One of many victims of the apalling driving in East Africa
Just the same it is not uncommon to see a big truck overturned in a ditch. Even on one occasion a minibus completely destroyed.

Our intended destination was the town of Livingstonia mostly because it sounded interesting. We had made quite limited research. Toward the end of our drive we had to turn left for about 20 km to get to our recommended destination. We saw what looked a lot like a motorway sign pointing to Livingstonia! So we turned left and there was another big green motorway type sign telling us that we are en route to Livingstonia.  At that point the tarmac ran out!  

Ah well, on we go we have had worse, at least we know we are going the right way.  It became a quite difficult road but we continued and we were pretty committed when I looked at the GPS and saw that the line of the route had become a squiggle I realised that we were climbing up the side of a mountain!!! 

Thanks To Bernard our man at Garmin This the road to Livingsto
We still had 15 km up a steep escarpment very narrow no rails and no safety net. It was starting to get dark and in the dying embers of the day we were able to have a stunning view of The lake. As often happens it continued to get darker and this narrow track got rougher. I am so glad that it was dark so I couldn’t see down it was quite lonely dark, long and I think dangerous.  As soon as we arrived the owner said ‘Ah you have an Iveco! The last Iveco that came here fell off the track and down the side of the mountain!’ Apparently he had no more than a little bruise, but it took 4 days to recover the van.

The camp, I didn’t like it much to be honest and I wouldn’t have bothered with the drive if I had known.  I will commit herecy here and say that I have come to realise that the camps that are most interesting and welcoming to me do not have the work ECO in front of their name! I don’t like muesli!!!!  There now I have said it! I just find that this type of nomenclature is often accompanied by a level of self righteousness which I don’t really care for.

On the way down it was a different matter, as we could see  everything. This is not especially good as I really don’t like heights. We crawled down all the hairpin bends with a sheer drop forever! 


This really is as steep as it looks!



Narrow, rough, unmade road. As we gazed out with a fantastic view of Lake Malawi, the Ipod played ‘I can see for Miles ‘ by The Who’ nice touch eh? 
On the way down we picked up hitchhikers, 2 Dutch students Isobel and Anouk ( I thought it was the name of an eskimo) who very nicely blagged a lift from the top and then about halfway down a Japanese woman who is working in Malawi had enough of hiking and asked for a ride. We had such a nice drive with some really lovely company




Anouk and Isobel

We did not spend as long as we may have liked in Malawi which is a very nice place with very few cars and most people get around on bikes. In fact nearly every town has a group of taxi cyclists who will carry you and/or you 60kg sack of maize on a seat that is on the back of the bike. Many people in Malawi are very poor.

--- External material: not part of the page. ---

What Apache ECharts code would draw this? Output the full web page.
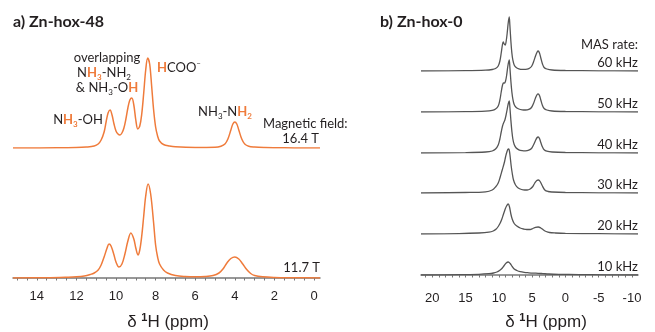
<!DOCTYPE html>
<html>
<head>
<meta charset="utf-8">
<script src="https://cdn.jsdelivr.net/npm/echarts@6/dist/echarts.min.js"></script>
<style>
html,body{margin:0;padding:0;background:#fff;}
#chart{width:655px;height:332px;}
</style>
</head>
<body>
<div id="chart"></div>
<script>
// a) Zn-hox-48, [ppm, intensity]
var field164 = [[15.2,0],[13,0.2],[12,0.5],[11.5,1],[11.1,2],[10.9,4],[10.75,8],[10.6,16],[10.5,26],[10.4,35],[10.3,38],[10.2,33],[10.1,24],[10.0,17],[9.9,14],[9.8,13],[9.7,15],[9.6,20],[9.5,29],[9.4,40],[9.3,48],[9.2,50],[9.1,43],[9.0,28],[8.9,19],[8.8,22],[8.7,34],[8.6,55],[8.5,78],[8.4,90],[8.3,84],[8.2,62],[8.1,38],[8.0,21],[7.9,12],[7.8,7],[7.6,3.5],[7.3,2],[7,1.2],[6,0.6],[5,0.8],[4.7,1.8],[4.5,4],[4.35,9],[4.2,18],[4.1,24],[4.0,26],[3.9,24],[3.8,18],[3.65,9],[3.5,4],[3.3,1.8],[3,1],[2.5,0.5],[2,0.3],[1,0.1],[-0.3,0]];
var field117 = [[15.2,0],[13.5,0.3],[12.5,0.8],[12,1.2],[11.6,2],[11.3,3.5],[11.1,5],[10.9,8],[10.75,13],[10.6,21],[10.45,30],[10.35,34],[10.25,32],[10.1,23],[10.0,16],[9.85,11],[9.7,14],[9.55,24],[9.4,37],[9.25,45],[9.1,39],[9.0,30],[8.89,23],[8.8,28],[8.7,42],[8.6,62],[8.5,82],[8.38,94],[8.25,84],[8.1,55],[8.0,33],[7.9,21],[7.8,14],[7.6,8],[7.4,5],[7.0,2.5],[6.5,1.5],[6,1.2],[5.5,1.5],[5.1,2.5],[4.8,5],[4.6,9],[4.4,15],[4.2,19.5],[4.0,21],[3.8,19],[3.6,14],[3.4,8.5],[3.2,4.5],[3.0,2.5],[2.6,1.2],[2,0.6],[1,0.3],[-0.3,0]];

// b) Zn-hox-0 at different MAS rates
var mas60 = [[21.7,0],[15,0.3],[12,0.8],[11,1.5],[10.5,2.5],[10.1,5],[9.85,10],[9.65,18],[9.45,27],[9.35,29],[9.2,27],[9.05,26],[8.9,30],[8.75,38],[8.6,48],[8.45,54],[8.35,46],[8.2,30],[8.05,18],[7.9,11],[7.7,6],[7.4,3.5],[7,2.2],[6.5,1.6],[6,1.6],[5.5,2.3],[5.1,4.5],[4.8,9],[4.5,15],[4.25,19],[4.1,20],[3.9,18],[3.7,13],[3.45,7],[3.2,3.5],[2.8,2],[2,1],[0,0.5],[-5,0.2],[-10.9,0]];
var mas50 = [[21.7,0],[15,0.3],[12,0.8],[11,1.6],[10.5,3],[10.1,6],[9.85,12],[9.65,20],[9.45,27],[9.3,29],[9.15,29],[9.0,31],[8.85,36],[8.65,46],[8.45,52],[8.35,45],[8.2,31],[8.05,20],[7.9,13],[7.7,7.5],[7.4,4.5],[7,3],[6.5,2.2],[6,2],[5.5,2.6],[5.1,4.5],[4.8,8.5],[4.5,14],[4.25,17.5],[4.1,18],[3.9,16.5],[3.7,12],[3.45,6.5],[3.2,3.5],[2.8,2],[2,1],[0,0.5],[-5,0.2],[-10.9,0]];
var mas40 = [[21.7,0],[15,0.4],[12,1],[11,2],[10.5,4],[10.1,8],[9.85,14],[9.65,21],[9.45,27],[9.3,30],[9.1,33],[8.95,37],[8.8,42],[8.6,49],[8.45,52],[8.35,46],[8.2,33],[8.05,22],[7.9,14],[7.7,8.5],[7.4,5],[7,3.2],[6.5,2.4],[6,2.2],[5.5,2.8],[5.1,4.5],[4.8,8],[4.5,12.5],[4.25,15.5],[4.1,16],[3.9,14.5],[3.7,10.5],[3.45,6],[3.2,3.2],[2.8,1.8],[2,1],[0,0.5],[-5,0.2],[-10.9,0]];
var mas30 = [[21.7,0],[15,0.5],[12,1.2],[11,3],[10.5,6],[10.1,10],[9.8,16],[9.5,23],[9.2,30],[9.0,36],[8.8,41],[8.6,44],[8.45,43],[8.3,36],[8.15,27],[8.0,20],[7.8,13],[7.5,8],[7.1,5],[6.6,3.5],[6.1,3],[5.75,3],[5.3,4],[4.9,6.5],[4.6,10],[4.3,12.5],[4.05,13],[3.8,11.5],[3.5,7.5],[3.1,3],[2.6,1.5],[2,1],[0,0.5],[-5,0.2],[-10.9,0]];
var mas20 = [[21.7,0],[16,0.4],[13,1],[11.5,1.8],[10.85,3],[10.4,5],[10.1,7.5],[9.8,11],[9.55,15],[9.35,19],[9.1,24],[8.85,28],[8.6,30],[8.4,27],[8.2,20],[8.0,15],[7.7,10.5],[7.3,8],[6.8,6],[6.3,5],[5.8,4.5],[5.3,4.5],[4.9,5.5],[4.5,6.7],[4.1,7],[3.7,6],[3.3,4],[2.9,2.5],[2.4,1.5],[1.5,1],[0,0.6],[-5,0.3],[-10.9,0]];
var mas10 = [[21.7,0],[16,0.3],[13,0.7],[11.5,1.3],[10.8,2],[10.3,3],[9.9,4.5],[9.55,6.5],[9.2,9.5],[8.9,12],[8.6,13],[8.3,11.5],[8.0,8.5],[7.7,6],[7.3,4.5],[6.8,3.3],[6.2,2.6],[5.5,2.2],[4.8,1.9],[4.1,1.7],[3.4,1.4],[2.5,1],[1,0.7],[-2,0.4],[-6,0.2],[-10.9,0]];

var fieldLabels = ['16.4 T', '11.7 T'];
var masLabels = ['60 kHz', '50 kHz', '40 kHz', '30 kHz', '20 kHz', '10 kHz'];
var ticksA = [14, 12, 10, 8, 6, 4, 2, 0];
var ticksB = [20, 15, 10, 5, 0, -5, -10];

var ORANGE = '#ef7b3b', GREY = '#555', TXT = '#231f20';
var FONT = 'Lato, "Open Sans", sans-serif';
var AXFONT = '"Liberation Sans", Arial, sans-serif';

var panelA = {left: 13, width: 307, min: -0.3, max: 15.2, h: 100, base: [148, 278], off: 6};
var panelB = {left: 421, width: 217, min: -10.9, max: 21.7, h: 60, base: [71, 112, 153, 193, 234, 275], off: 11};

var grid = [], xAxis = [], yAxis = [], series = [];

function minorTicks(from, to, step) {
  var out = [];
  for (var v = from; v <= to + 1e-9; v += step) out.push(+v.toFixed(2));
  return out;
}

function addTrace(p, i, data, color, width, last, labels, tickVals) {
  var idx = grid.length;
  grid.push({left: p.left, width: p.width, top: p.base[i] - p.h, height: p.h});
  xAxis.push({
    type: 'value', gridIndex: idx, inverse: true, min: p.min, max: p.max,
    show: last, offset: p.off,
    axisLine: {show: true, lineStyle: {color: '#777', width: 1.5}},
    axisTick: {show: true, length: 2.5, customValues: tickVals, lineStyle: {color: '#777'}},
    axisLabel: {customValues: labels, margin: 6, color: TXT, fontSize: 13, fontFamily: AXFONT},
    splitLine: {show: false}
  });
  yAxis.push({type: 'value', gridIndex: idx, min: 0, max: p.h, show: false});
  series.push({
    type: 'line', xAxisIndex: idx, yAxisIndex: idx, data: data,
    showSymbol: false, smooth: 0.35, silent: true,
    lineStyle: {color: color, width: width}
  });
}

addTrace(panelA, 0, field164, ORANGE, 1.5, false);
addTrace(panelA, 1, field117, ORANGE, 1.5, true, ticksA, minorTicks(0, 15, 0.5));
[mas60, mas50, mas40, mas30, mas20, mas10].forEach(function (d, i) {
  addTrace(panelB, i, d, GREY, 1.3, i === 5, ticksB, minorTicks(-10, 21, 1));
});

var rich = {
  n: {fontSize: 13, fontFamily: FONT, fill: TXT, lineHeight: 17},
  o: {fontSize: 13, fontFamily: FONT, fill: ORANGE, fontWeight: 'bold', lineHeight: 17},
  s: {fontSize: 8, fontFamily: FONT, fill: TXT, lineHeight: 8, verticalAlign: 'bottom'},
  so: {fontSize: 8, fontFamily: FONT, fill: ORANGE, fontWeight: 'bold', lineHeight: 8, verticalAlign: 'bottom'},
  sup: {fontSize: 8, fontFamily: FONT, fill: TXT, lineHeight: 8, verticalAlign: 'top'},
  t: {fontSize: 17, fontFamily: AXFONT, fill: TXT, lineHeight: 20},
  tsup: {fontSize: 11, fontFamily: AXFONT, fill: TXT, fontWeight: 'bold', lineHeight: 11, verticalAlign: 'top'}
};

function txt(x, y, text, align, extra) {
  var st = {text: text, x: 0, y: 0, fill: TXT, font: '13px ' + FONT,
    align: align || 'left', verticalAlign: 'middle',
    textAlign: align || 'left', textVerticalAlign: 'middle', rich: rich};
  for (var k in extra) st[k] = extra[k];
  return {type: 'text', x: x, y: y, silent: true, style: st};
}

var graphic = [
  txt(13, 22, 'a) Zn-hox-48', 'left', {font: 'bold 16px ' + FONT}),
  txt(380, 22, 'b) Zn-hox-0', 'left', {font: 'bold 16px ' + FONT}),
  txt(107, 58, '{n|overlapping}', 'center'),
  txt(104, 73, '{n|N}{o|H}{so|3}{n|-NH}{s|2}', 'center'),
  txt(107, 88, '{n|& NH}{s|3}{n|-O}{o|H}', 'center'),
  txt(78, 120, '{n|N}{o|H}{so|3}{n|-OH}', 'center'),
  txt(157, 68, '{o|H}{n|COO}{sup|\u2013}', 'left'),
  txt(225, 112, '{n|NH}{s|3}{n|-N}{o|H}{so|2}', 'center'),
  txt(263, 124, 'Magnetic field:', 'left'),
  txt(319, 139, fieldLabels[0], 'right'),
  txt(320, 268, fieldLabels[1], 'right'),
  txt(638, 45, 'MAS rate:', 'right'),
  txt(168, 322, '{t|\u03b4 }{tsup|1}{t|H (ppm)}', 'center'),
  txt(546, 322, '{t|\u03b4 }{tsup|1}{t|H (ppm)}', 'center')
];
masLabels.forEach(function (s, i) {
  graphic.push(txt(638, panelB.base[i] - 8, s, 'right'));
});

var chart = echarts.init(document.getElementById('chart'));
chart.setOption({
  animation: false,
  backgroundColor: '#fff',
  grid: grid,
  xAxis: xAxis,
  yAxis: yAxis,
  series: series,
  graphic: graphic
});
</script>
</body>
</html>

Once you get used to it the country is governed by quite strict speed laws, which means that on open roads you are generally restricted to 80Kph and in the villages it is down to 50. However the villages are strung along the main road with very little space between them.  This means that most of the time you cruise through the country at about 50kph waving vigorously at nearly everyone it can be very pleasant.

However we were starting to get quite preoccupied with the fact that  our vital documents, Carnet de Passage (which is passport issued by The RAC that allows the vehicle to pass in and out of any country without paying duty) and our health insurance,  are due to expire at the beginning of November and we may have too little time to take a leisurely pace for the remainder of our time in Africa. 


 So we left lovely Malawi behind and crossed into Tanzania.